» **Your task**: Write the material out again in full, word for word. Do not include the pictures.
————————
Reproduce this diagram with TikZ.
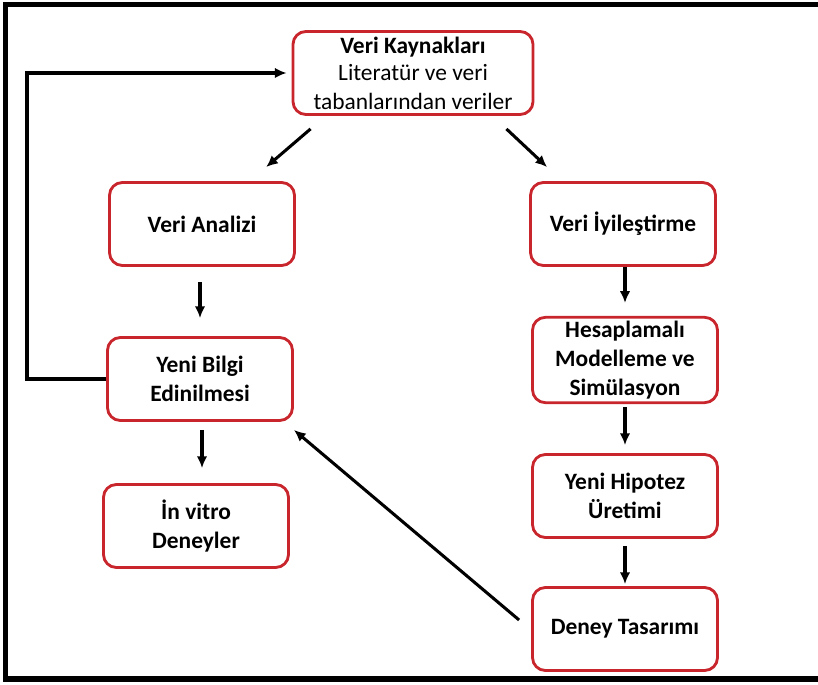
\documentclass[tikz,border=0pt]{standalone}
\usepackage{fontspec}
\setmainfont{Carlito}
\usetikzlibrary{arrows.meta,calc}
\definecolor{boxred}{RGB}{200,38,44}

\begin{document}
\begin{tikzpicture}[>={Latex[length=10pt,width=9pt]},x=0.03cm,y=-0.03cm,
  box/.style={draw=boxred,line width=2.4pt,rounded corners=11pt,fill=white,
    minimum width=5.55cm,minimum height=2.49cm,align=center,
    font=\fontsize{20}{24.5}\selectfont\bfseries},
  link/.style={->,line width=2.6pt}]
  % Page and frame
  \useasboundingbox (0,0) rectangle (818,685);
  \draw[line width=4.3pt] (830,4.5) -- (5.5,4.5) -- (5.5,679) -- (830,679);
  %
  % Boxes
  \node[box,minimum width=7.2cm] (kaynak) at (413,73)
    {Veri Kaynakları\\[-1pt]\mdseries Literatür ve veri\\\mdseries tabanlarından veriler};
  \node[box] (analiz) at (202,224) {Veri Analizi};
  \node[box] (iyiles) at (623,224) {Veri İyileştirme};
  \node[box] (bilgi) at (200,379) {Yeni Bilgi\\Edinilmesi};
  \node[box] (vitro) at (196,526) {İn vitro\\Deneyler};
  \node[box] (model) at (625,360) {Hesaplamalı\\Modelleme ve\\Simülasyon};
  \node[box] (hipotez) at (625,496) {Yeni Hipotez\\Üretimi};
  \node[box] (tasarim) at (625,629) {Deney Tasarımı};
  %
  % Connectors
  \coordinate (fb) at (27,379);
  \draw[link] ($(kaynak.south west)+(19,13)$) -- ($(analiz.north west)+(158,-14)$);
  \draw[link] ($(kaynak.south east)+(-28,13)$) -- ($(iyiles.north west)+(18,-14)$);
  \draw[link] ($(analiz.south)+(-2,15)$) -- ($(bilgi.north)+(0,-18)$);
  \draw[link] ($(bilgi.south)+(2,8)$) -- ($(vitro.north)+(6,-15)$);
  \draw[link] ($(iyiles.south)+(2,0)$) -- ($(model.north)+(0,-13)$);
  \draw[link] ($(model.south)+(0,3)$) -- ($(hipotez.north)+(0,-8)$);
  \draw[link] ($(hipotez.south)+(0,7)$) -- ($(tasarim.north)+(0,-2)$);
  \draw[link] ($(tasarim.west)+(-12,-9)$) -- ($(bilgi.south east)+(0,8)$);
  \draw[link] (bilgi.west) -- (fb) |- ($(kaynak.west)+(-5,0)$);
\end{tikzpicture}
\end{document}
————————
» **Written answer**:
Reproduce this diagram with TikZ.
\documentclass[tikz,border=0pt]{standalone}
\usepackage{fontspec}
\setmainfont{Carlito}
\usetikzlibrary{arrows.meta,calc}
\definecolor{boxred}{RGB}{200,38,44}

\begin{document}
\begin{tikzpicture}[>={Latex[length=10pt,width=9pt]},x=0.03cm,y=-0.03cm,
  box/.style={draw=boxred,line width=2.4pt,rounded corners=11pt,fill=white,
    minimum width=5.55cm,minimum height=2.49cm,align=center,
    font=\fontsize{20}{24.5}\selectfont\bfseries},
  link/.style={->,line width=2.6pt}]
  % Page and frame
  \useasboundingbox (0,0) rectangle (818,685);
  \draw[line width=4.3pt] (830,4.5) -- (5.5,4.5) -- (5.5,679) -- (830,679);
  %
  % Boxes
  \node[box,minimum width=7.2cm] (kaynak) at (413,73)
    {Veri Kaynakları\\[-1pt]\mdseries Literatür ve veri\\\mdseries tabanlarından veriler};
  \node[box] (analiz) at (202,224) {Veri Analizi};
  \node[box] (iyiles) at (623,224) {Veri İyileştirme};
  \node[box] (bilgi) at (200,379) {Yeni Bilgi\\Edinilmesi};
  \node[box] (vitro) at (196,526) {İn vitro\\Deneyler};
  \node[box] (model) at (625,360) {Hesaplamalı\\Modelleme ve\\Simülasyon};
  \node[box] (hipotez) at (625,496) {Yeni Hipotez\\Üretimi};
  \node[box] (tasarim) at (625,629) {Deney Tasarımı};
  %
  % Connectors
  \coordinate (fb) at (27,379);
  \draw[link] ($(kaynak.south west)+(19,13)$) -- ($(analiz.north west)+(158,-14)$);
  \draw[link] ($(kaynak.south east)+(-28,13)$) -- ($(iyiles.north west)+(18,-14)$);
  \draw[link] ($(analiz.south)+(-2,15)$) -- ($(bilgi.north)+(0,-18)$);
  \draw[link] ($(bilgi.south)+(2,8)$) -- ($(vitro.north)+(6,-15)$);
  \draw[link] ($(iyiles.south)+(2,0)$) -- ($(model.north)+(0,-13)$);
  \draw[link] ($(model.south)+(0,3)$) -- ($(hipotez.north)+(0,-8)$);
  \draw[link] ($(hipotez.south)+(0,7)$) -- ($(tasarim.north)+(0,-2)$);
  \draw[link] ($(tasarim.west)+(-12,-9)$) -- ($(bilgi.south east)+(0,8)$);
  \draw[link] (bilgi.west) -- (fb) |- ($(kaynak.west)+(-5,0)$);
\end{tikzpicture}
\end{document}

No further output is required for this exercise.